**Data extract**.
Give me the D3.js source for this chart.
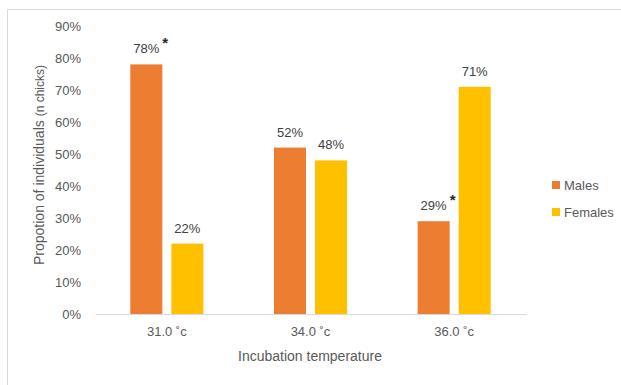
<!DOCTYPE html>
<html>
<head>
<meta charset="utf-8">
<script src="https://cdn.jsdelivr.net/npm/d3@7"></script>
<style>
  body { margin: 0; background: #fff; }
  svg { display: block; font-family: "Liberation Sans", Arial, sans-serif; }
</style>
</head>
<body>
<svg id="chart"></svg>
<script>
const categories = ["31.0 ˚c", "34.0 ˚c", "36.0 ˚c"]
const series = ["Males", "Females"]
const males = [0.78, 0.52, 0.29]
const females = [0.22, 0.48, 0.71]
const yTicks = [0, 0.1, 0.2, 0.3, 0.4, 0.5, 0.6, 0.7, 0.8, 0.9]
// bars marked with an asterisk (significant)
const starred = [{cat: "31.0 ˚c", s: "Males"}, {cat: "36.0 ˚c", s: "Males"}]

const colors = {Males: "#ed7d31", Females: "#ffc000"}
const width = 621, height = 385

const svg = d3.select("#chart").attr("width", width).attr("height", height)

svg.append("rect").attr("width", width).attr("height", height).attr("fill", "#fff")

// frame (only top and left edges are visible)
svg.append("path")
  .attr("d", `M7.5,${height} V9.5 H${width}`)
  .attr("fill", "none").attr("stroke", "#d9d9d9").attr("stroke-width", 1)

const x0 = d3.scaleBand().domain(categories).range([95, 526])
const x1 = d3.scaleBand().domain(series).range([0, x0.bandwidth()])
  .paddingInner(0.22).paddingOuter(0.86)
const y = d3.scaleLinear().domain([0, 0.9]).range([314, 26])

const rows = categories.map((c, i) => ({cat: c, values: [
  {cat: c, s: "Males", v: males[i]},
  {cat: c, s: "Females", v: females[i]}
]}))

// y axis labels
const yAxis = svg.append("g").attr("transform", "translate(81,0)")
  .call(d3.axisLeft(y).tickValues(yTicks).tickFormat(d3.format(".0%")).tickSize(0).tickPadding(0))
yAxis.select(".domain").remove()
yAxis.selectAll("text").attr("fill", "#595959").style("font-size", "13px")
  .style("font-family", "Liberation Sans, Arial, sans-serif")

// x axis
const xAxis = svg.append("g").attr("transform", "translate(0,314)")
  .call(d3.axisBottom(x0).tickSize(0).tickPadding(13))
xAxis.select(".domain").attr("stroke", "#d9d9d9").attr("stroke-width", 1.2)
xAxis.selectAll("text").attr("fill", "#595959").style("font-size", "13px")
  .style("font-family", "Liberation Sans, Arial, sans-serif")

// bars
const groups = svg.selectAll("g.cat").data(rows).join("g")
  .attr("class", "cat")
  .attr("transform", d => `translate(${x0(d.cat)},0)`)

groups.selectAll("rect").data(d => d.values).join("rect")
  .attr("x", d => x1(d.s))
  .attr("width", x1.bandwidth())
  .attr("y", d => y(d.v))
  .attr("height", d => y(0) - y(d.v))
  .attr("fill", d => colors[d.s])

const labels = groups.selectAll("text.lbl").data(d => d.values).join("text")
  .attr("class", "lbl")
  .attr("x", d => x1(d.s) + x1.bandwidth() / 2)
  .attr("y", d => y(d.v) - 11)
  .attr("text-anchor", "middle")
  .attr("fill", "#404040")
  .style("font-size", "13px")
  .text(d => d3.format(".0%")(d.v))

labels.each(function(d) {
  if (!starred.some(s => s.cat === d.cat && s.s === d.s)) return
  const w = this.getComputedTextLength()
  d3.select(this.parentNode).append("text")
    .attr("x", x1(d.s) + x1.bandwidth() / 2 + w / 2 + 3)
    .attr("y", y(d.v) - 16)
    .attr("fill", "#262626")
    .style("font-size", "15px")
    .style("font-weight", "bold")
    .text("*")
})

// axis titles
svg.append("text")
  .attr("x", 310).attr("y", 361)
  .attr("text-anchor", "middle")
  .attr("fill", "#595959")
  .style("font-size", "14px")
  .text("Incubation temperature")

const yt = svg.append("text")
  .attr("transform", "translate(44,165) rotate(-90)")
  .attr("text-anchor", "middle")
  .attr("fill", "#595959")
  .style("font-size", "14px")
yt.append("tspan").text("Propotion of individuals ")
yt.append("tspan").style("font-size", "12px").text("(n chicks)")

// legend
const legend = svg.selectAll("g.leg").data(series).join("g")
  .attr("class", "leg")
  .attr("transform", (d, i) => `translate(552,${181 + i * 27})`)
legend.append("rect").attr("width", 8).attr("height", 8).attr("fill", d => colors[d])
legend.append("text").attr("x", 12).attr("y", 9)
  .attr("fill", "#595959").style("font-size", "13px").text(d => d)
</script>
</body>
</html>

**Task prompt**. Search the lines above for the string "this" and copy each line that has it.

**Solution to the exercise**.
Give me the D3.js source for this chart.
  const w = this.getComputedTextLength()
  d3.select(this.parentNode).append("text")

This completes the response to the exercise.